Ladybird going source-available is quite unfortunate, seems like Gecko is the only production-ready independent browser engine we're left with.
They may, at this point, go ahead and remove "get involved" block from their website https://ladybird.org/, since it's not possible to contribute anymore.
Opensource doesn't mean open to contributions. The source code is available, you can fork it and apply your patches there.
This is the way to go to reduce supply chain vulnerabilities and to reduce time of mainters reviewing LLM slop.
I wonder, if they are really only concerned about trust, will accepting external PRs but never giving commit access to external contributors work for them?
Of course, if they are also concerned about the quality of external PRs then that does not help.
This project gets a lot of publicity for the product it has to show (which, as far as I know, is effectively still inexistent).
curious what the "did the pipeline actually do what we think" story looks like now.
"green" and "the right artifact exists" drift apart faster than expected with more automation. exit code wasn't enough for us — had to make the output file the thing that proves a run happened.

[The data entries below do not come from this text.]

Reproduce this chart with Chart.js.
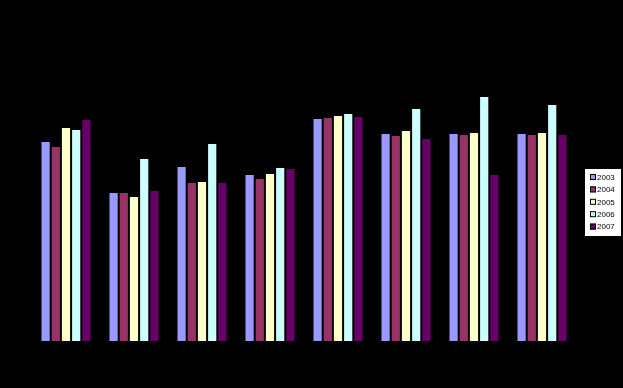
<!DOCTYPE html>
<html>
<head>
<meta charset="utf-8">
<script src="https://cdn.jsdelivr.net/npm/chart.js@4/dist/chart.umd.min.js"></script>
<style>
  html, body { margin: 0; padding: 0; background: #000; }
  #wrap { width: 623px; height: 388px; }
</style>
</head>
<body>
<div id="wrap"><canvas id="chart"></canvas></div>
<script>
// categories have no visible labels in the picture
const categories = ['1', '2', '3', '4', '5', '6', '7', '8'];
const years = ['2003', '2004', '2005', '2006', '2007'];
const colors = ['#9999FF', '#993366', '#FFFFCC', '#CCFFFF', '#660066'];

// bar heights (arbitrary units, no axis shown)
const v2003 = [200, 149, 175, 167, 223, 208, 208, 208];
const v2004 = [195, 149, 159, 163, 224, 206, 207, 207];
const v2005 = [214, 145, 160, 168, 226, 211, 209, 209];
const v2006 = [212, 183, 198, 174, 228, 233, 245, 237];
const v2007 = [222, 151, 159, 173, 225, 203, 167, 207];
const series = [v2003, v2004, v2005, v2006, v2007];

// legend drawn as a small white box on the right, like the original
const boxLegend = {
    id: 'boxLegend',
    afterDraw(c) {
        const ctx = c.ctx;
        ctx.save();
        ctx.fillStyle = '#fff';
        ctx.fillRect(585, 169, 36, 67);
        ctx.font = '8px "Liberation Sans", Arial, sans-serif';
        ctx.textBaseline = 'middle';
        c.data.datasets.forEach((ds, i) => {
            const y = 177 + i * 12.4;
            ctx.fillStyle = ds.backgroundColor;
            ctx.fillRect(590, y - 3, 6, 6);
            ctx.strokeStyle = '#000';
            ctx.lineWidth = 1;
            ctx.strokeRect(590.5, y - 2.5, 5, 5);
            ctx.fillStyle = '#000';
            ctx.fillText(ds.label, 597, y + 0.5);
        });
        ctx.restore();
    }
};

new Chart(document.getElementById('chart'), {
    type: 'bar',
    data: {
        labels: categories,
        datasets: years.map((y, i) => ({
            label: y,
            data: series[i],
            backgroundColor: colors[i],
            borderColor: '#000',
            borderWidth: 1,
            categoryPercentage: 0.75,
            barPercentage: 1
        }))
    },
    options: {
        responsive: true,
        maintainAspectRatio: false,
        animation: false,
        layout: { padding: { left: 32, right: 47, top: 91, bottom: 47 } },
        plugins: {
            legend: { display: false },
            tooltip: { enabled: false }
        },
        scales: {
            x: { display: false },
            y: { display: false, min: 0, max: 250 }
        }
    },
    plugins: [boxLegend]
});
</script>
</body>
</html>
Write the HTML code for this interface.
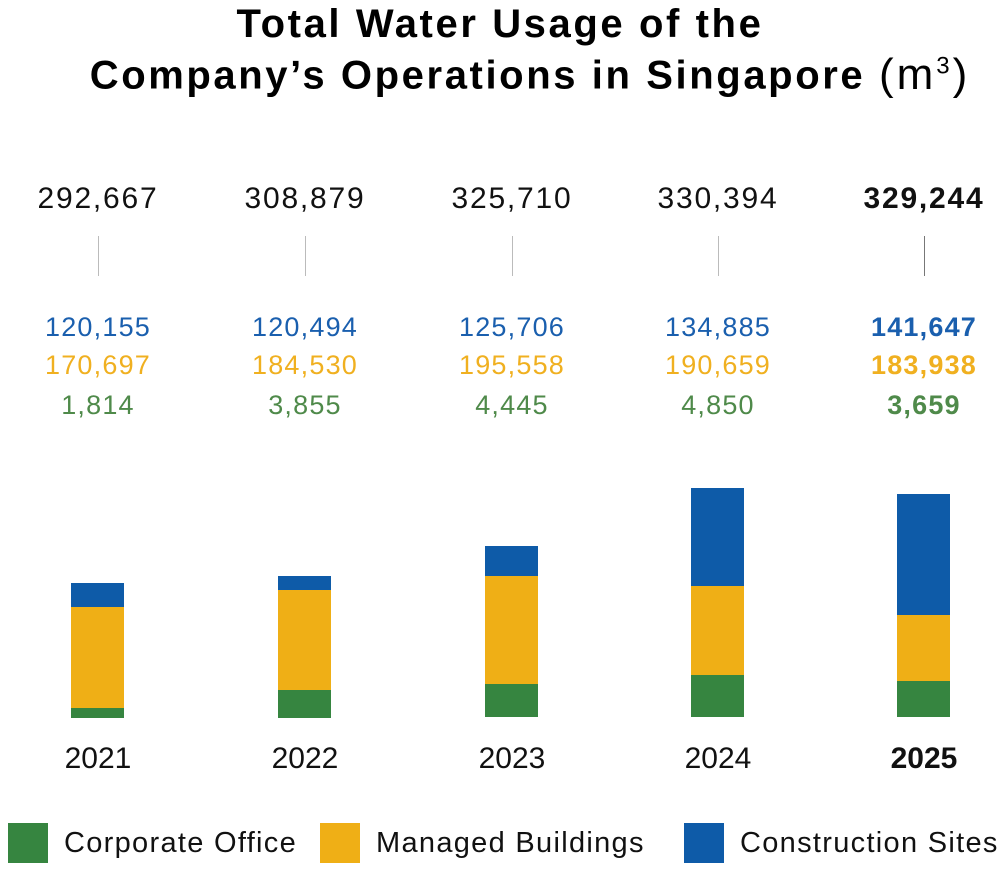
<!DOCTYPE html>
<html><head><style>
body{margin:0;width:1000px;height:873px;background:#fff;font-family:"Liberation Sans",sans-serif;position:relative;overflow:hidden}
.t{position:absolute;white-space:nowrap;text-align:center}
.title{left:0;width:1000px;font-weight:bold;font-size:40px;letter-spacing:2.6px;color:#000;line-height:44px}
.tot{font-size:30px;letter-spacing:1.8px;color:#111;width:180px;top:182px}
.vl{position:absolute;width:1px;height:40px;background:#bbb;top:236px}
.n{font-size:27px;letter-spacing:1.2px;width:180px}
.b{color:#1a5fae;top:312px}.y{color:#f0b020;top:350px}.g{color:#4f8a4a;top:390px}
.yr{font-size:30px;width:180px;top:742px;color:#111}
.s{position:absolute;width:53px}
.cb{background:#0e5ba8}.cy{background:#efaf16}.cg{background:#368540}
.lg{position:absolute;top:823px;width:40px;height:40px}
.lt{position:absolute;top:827px;font-size:29px;letter-spacing:1.3px;color:#111}
</style></head><body>
<div class="t title" style="top:2px">Total Water Usage of the</div>
<div class="t title" style="top:44px;left:30px">Company’s Operations in Singapore <span style="font-weight:normal;font-size:44px;letter-spacing:3px">(m<sup style="font-size:24px">3</sup>)</span></div>

<div class="t tot" style="left:8px">292,667</div>
<div class="t tot" style="left:215px">308,879</div>
<div class="t tot" style="left:422px">325,710</div>
<div class="t tot" style="left:628px">330,394</div>
<div class="t tot" style="left:834px;font-weight:bold">329,244</div>
<div class="vl" style="left:98px"></div><div class="vl" style="left:305px"></div><div class="vl" style="left:512px"></div><div class="vl" style="left:718px"></div><div class="vl" style="left:924px;background:#777"></div>

<div class="t n b" style="left:8px">120,155</div><div class="t n y" style="left:8px">170,697</div><div class="t n g" style="left:8px">1,814</div>
<div class="t n b" style="left:215px">120,494</div><div class="t n y" style="left:215px">184,530</div><div class="t n g" style="left:215px">3,855</div>
<div class="t n b" style="left:422px">125,706</div><div class="t n y" style="left:422px">195,558</div><div class="t n g" style="left:422px">4,445</div>
<div class="t n b" style="left:628px">134,885</div><div class="t n y" style="left:628px">190,659</div><div class="t n g" style="left:628px">4,850</div>
<div class="t n b" style="left:834px;font-weight:bold">141,647</div><div class="t n y" style="left:834px;font-weight:bold">183,938</div><div class="t n g" style="left:834px;font-weight:bold">3,659</div>

<div class="s cb" style="left:71px;top:583px;height:24px"></div><div class="s cy" style="left:71px;top:607px;height:101px"></div><div class="s cg" style="left:71px;top:708px;height:10px"></div>
<div class="s cb" style="left:278px;top:576px;height:14px"></div><div class="s cy" style="left:278px;top:590px;height:100px"></div><div class="s cg" style="left:278px;top:690px;height:28px"></div>
<div class="s cb" style="left:485px;top:546px;height:30px"></div><div class="s cy" style="left:485px;top:576px;height:108px"></div><div class="s cg" style="left:485px;top:684px;height:33px"></div>
<div class="s cb" style="left:691px;top:488px;height:98px"></div><div class="s cy" style="left:691px;top:586px;height:89px"></div><div class="s cg" style="left:691px;top:675px;height:42px"></div>
<div class="s cb" style="left:897px;top:494px;height:121px"></div><div class="s cy" style="left:897px;top:615px;height:66px"></div><div class="s cg" style="left:897px;top:681px;height:36px"></div>

<div class="t yr" style="left:8px">2021</div><div class="t yr" style="left:215px">2022</div><div class="t yr" style="left:422px">2023</div><div class="t yr" style="left:628px">2024</div><div class="t yr" style="left:834px;font-weight:bold">2025</div>

<div class="lg cg" style="left:8px"></div><div class="lt" style="left:64px">Corporate Office</div>
<div class="lg cy" style="left:320px"></div><div class="lt" style="left:376px">Managed Buildings</div>
<div class="lg cb" style="left:684px"></div><div class="lt" style="left:740px">Construction Sites</div>
</body></html>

I see this as the slow death of OpenSource.
It’s controversial to say, and I may be downvoted, but I’ll share this as a pov: OSS is essentially giving away our work for free. Did that ever really make sense? If it does, why don’t graphic designers give their work away for free? Why don’t authors do that? UX designers?
It’s a very peculiar thing to us nerds.
And the strangest thing is, we may have unwittingly built the data source required to make our skills redundant, as models are trained on the work we gave away for free.
I think this is an interesting narrative.
I've been looking a lot at Godot (another big open source project) PRs lately, and there's been kind of a surge of wholy ai-generated PRs (both code and description). This is agains project-policy, so people creating these PRs usually get mildly told off. What's surprising is that while many submitters take that fairly well, some people get really indignant, essentially calling the maintainers ungrateful.
It's kinda surprising to me that even the people who are all in on ai haven't internalized that there's no inherent value in producing a big lump of code. They've massively decreased the work they put in but still expect the same pre-ai reaction/gratitude when submitting a big PR.